Bu taleplerin hiçbiri yeni değil. Defalarca açıklanmıştı. Ve 7 Haziran seçimlerinden önce tümüyle karşılanması zor görünüyor. Dillendirmeseler de PKK bunun farkında. Kartların 7 Haziran seçimlerinin sonuçlarına göre yeniden karılacağı ortada.
Bayık’tan edindiğim izlenim PKK’nın mevcut ateşkesin sürmesini istediği. Dolayısıyla seçim öncesi herhangi bir provokasyon yaşanırsa bunun Kandil kaynaklı olabileceğini düşünmüyorum. Bu arada Bayık’ın Kandil ve İmralı arasında bir çatlak olduğu yönündeki iddiaları yalanlarcasına “Bu süreci Önder Apo geliştirdi” demesi, Kandil’in Öcalan’a duyduğu “tam ve mutlak güvenin” altını sürekli çizmesi, önemli bir detaydı. Yakasında Öcalan rozeti vardı.
HDP BARAJI GEÇECEK Mİ?
“Türkiye’deki tüm demokratik güçler Erdoğan diktatörlüğünü engellemek için HDP’ye oy verecek, HDP barajı rahat rahat geçecek” iddiasında bulunan Bayık Erdoğan’ın çizdiği “Türk tipi” başkanlık sistemine karşı olduklarını savundu.
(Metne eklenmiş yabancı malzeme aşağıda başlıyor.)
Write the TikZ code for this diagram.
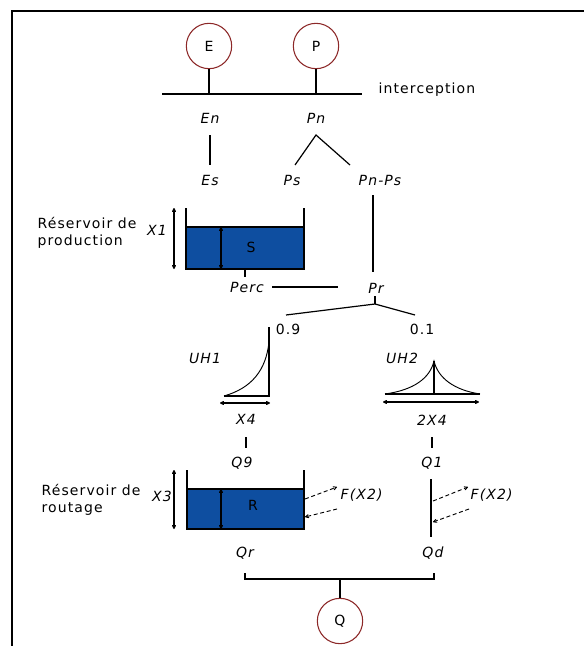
\documentclass[tikz,border=0pt]{standalone}
\usepackage{fontspec}
\setmainfont{DejaVu Sans}[LetterSpace=8]
\usetikzlibrary{arrows.meta}
\definecolor{gaugered}{RGB}{140,40,40}
\definecolor{waterblue}{RGB}{14,78,160}
\tikzset{
  txt/.style={font=\fontsize{10.5}{12.5}\selectfont, inner sep=1pt},
  lbl/.style={font=\fontsize{10.5}{12.5}\selectfont\itshape, inner sep=1pt},
  gauge/.style={circle, draw=gaugered, line width=0.8pt, minimum size=34pt,
    inner sep=0pt, font=\fontsize{10.5}{12.5}\selectfont},
  link/.style={line width=0.9pt},
  frame/.style={line width=2pt},
  dim/.style={line width=0.8pt, {To[length=3pt,width=3pt]}-{To[length=3pt,width=3pt]}},
  flux/.style={line width=0.7pt, densely dashed, -{To[length=3pt,width=3pt]}},
}
\begin{document}
\begin{tikzpicture}[x=0.75pt,y=-0.75pt]
\useasboundingbox (0,0) rectangle (584,646);
% outer frame (top and left edges)
\draw[frame] (12,646) -- (12,11) -- (584,11);

% inputs and interception
\node[gauge] (E) at (209,46) {E};
\node[gauge] (P) at (316,46) {P};
\coordinate (iL) at (162,94);
\coordinate (iR) at (362,94);
\draw[link] (iL) -- (iR);
\draw[link] (E.south) -- (E.south |- iL);
\draw[link] (P.south) -- (P.south |- iL);
\node[txt, anchor=west] (interc) at (377,90) {interception};

\node[lbl] (En) at (210,118) {En};
\node[lbl] (Pn) at (316,118) {Pn};
\node[lbl] (Es) at (210,180) {Es};
\node[lbl] (Ps) at (292,180) {Ps};
\node[lbl] (PnPs) at (380,180) {Pn-Ps};
\draw[link] (210,135) -- (210,165);
\coordinate (pnfork) at (316,135);
\draw[link] (295,165) -- (pnfork) -- (350,165);

% production store
\fill[waterblue] (186,227) rectangle (304,269);
\draw[link] (186,227) -- (304,227);
\draw[link] (186,208) -- (186,269) -- (304,269) -- (304,208);
\draw[dim] (174,208) -- (174,269);
\draw[dim] (221,227) -- (221,269);
\node[txt] (S) at (251,247) {S};
\node[lbl] (X1) at (157,230) {X1};
\node[txt, anchor=west, align=left] (resprod) at (36,233)
  {Réservoir de\\production};

\node[lbl] (Perc) at (247,287) {Perc};
\node[lbl] (Pr) at (376,288) {Pr};
\draw[link] (245,269) -- (245,277);
\draw[link] (272,287) -- (338,287);
\draw[link] (373,195) -- (373,272);

% split 0.9 / 0.1
\coordinate (split) at (375,304);
\draw[link] (375,296) -- (split);
\draw[link] (286,315) -- (split) -- (415,315);
\node[txt] (w9) at (288,329) {0.9};
\node[txt] (w1) at (422,329) {0.1};

% unit hydrograph UH1
\node[lbl] (UH1) at (205,358) {UH1};
\draw[link] (269,327) -- (269,396) -- (224,396);
\draw[line width=0.7pt] (224,396) .. controls (252,388) and (266,370) .. (269,342);
\draw[dim] (220,403) -- (270,403);
\node[lbl] (X4) at (246,419) {X4};

% unit hydrograph UH2
\node[lbl] (UH2) at (402,358) {UH2};
\draw[link] (385,394) -- (480,394);
\draw[link] (434,361) -- (434,394);
\draw[line width=0.7pt] (385,394) .. controls (414,390) and (430,378) .. (434,361)
  .. controls (438,378) and (454,390) .. (480,394);
\draw[dim] (383,402) -- (479,402);
\node[lbl] (X42) at (432,420) {2X4};

\draw[link] (246,437) -- (246,448);
\draw[link] (432,437) -- (432,448);
\node[lbl] (Q9) at (242,463) {Q9};
\node[lbl] (Q1) at (432,463) {Q1};

% routing store
\fill[waterblue] (187,489) rectangle (304,529);
\draw[link] (187,489) -- (304,489);
\draw[link] (187,470) -- (187,529) -- (304,529) -- (304,470);
\draw[dim] (174,470) -- (174,529);
\draw[dim] (221,489) -- (221,529);
\node[txt] (R) at (253,505) {R};
\node[lbl] (X3) at (162,496) {X3};
\node[txt, anchor=west, align=left] (resrout) at (40,500)
  {Réservoir de\\routage};

% groundwater exchange
\draw[flux] (305,499) -- (337,487);
\draw[flux] (337,509) -- (305,517);
\node[lbl, anchor=west] (F1) at (339,495) {F(X2)};
\draw[link] (431,479) -- (431,537);
\draw[flux] (433,501) -- (468,487);
\draw[flux] (469,509) -- (433,522);
\node[lbl, anchor=west] (F2) at (469,495) {F(X2)};

% outflows
\node[lbl] (Qr) at (245,553) {Qr};
\node[lbl] (Qd) at (433,553) {Qd};
\node[gauge] (Q) at (340,621) {Q};
\coordinate (junc) at (340,579);
\draw[link] (245,573) -- (245,579) -- (434,579) -- (434,573);
\draw[link] (junc) -- (Q.north);
\end{tikzpicture}
\end{document}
Erdoğan ile İmralı arasında “gizli anlaşmanın” söz konusu olmadığını söyledi
“Laikliğin, demokrasinin, özgürlüğün ve kadınların tek garantisi bizleriz,” şeklinde sözlerini sürdüren Bayık HDP’nin barajı geçmediği takdirde nelerin olabileceği konusunda Selahattin Demirtaş gibi konuştu: HDP meclis dışı muhalefet yapmaya devam edecek. Türkiye’yi erken seçimlere zorlayacak.
“Bunlar risk değil mi, parti olarak girmenin zamanı mıydı” şeklindeki sorularımızı Bayık şöyle yanıtladı: “30 milletvekiliyle yetinmek zorunda mıyız. HDP çok daha geniş bir kitleyi temsil ediyor. Bu saatten sonra bağımsız adaylarla girmek gayri meşru baraja meşruiyet atfetmek olur. Hem siyasette risk almadan hiçbir şey elde edemezsiniz.” Bayık’ın bu özgüvenli açıklamalarına karşın edindiğim kanaat, Kandil de HDP’nin barajı geçememe ihtimali olduğunun farkında. Bu durumda ise planlarının ne olduğuna dair yeterince net bilgi edinemedim. Ama şundan eminim; detaylı bir strateji çoktan geliştirilmiştir.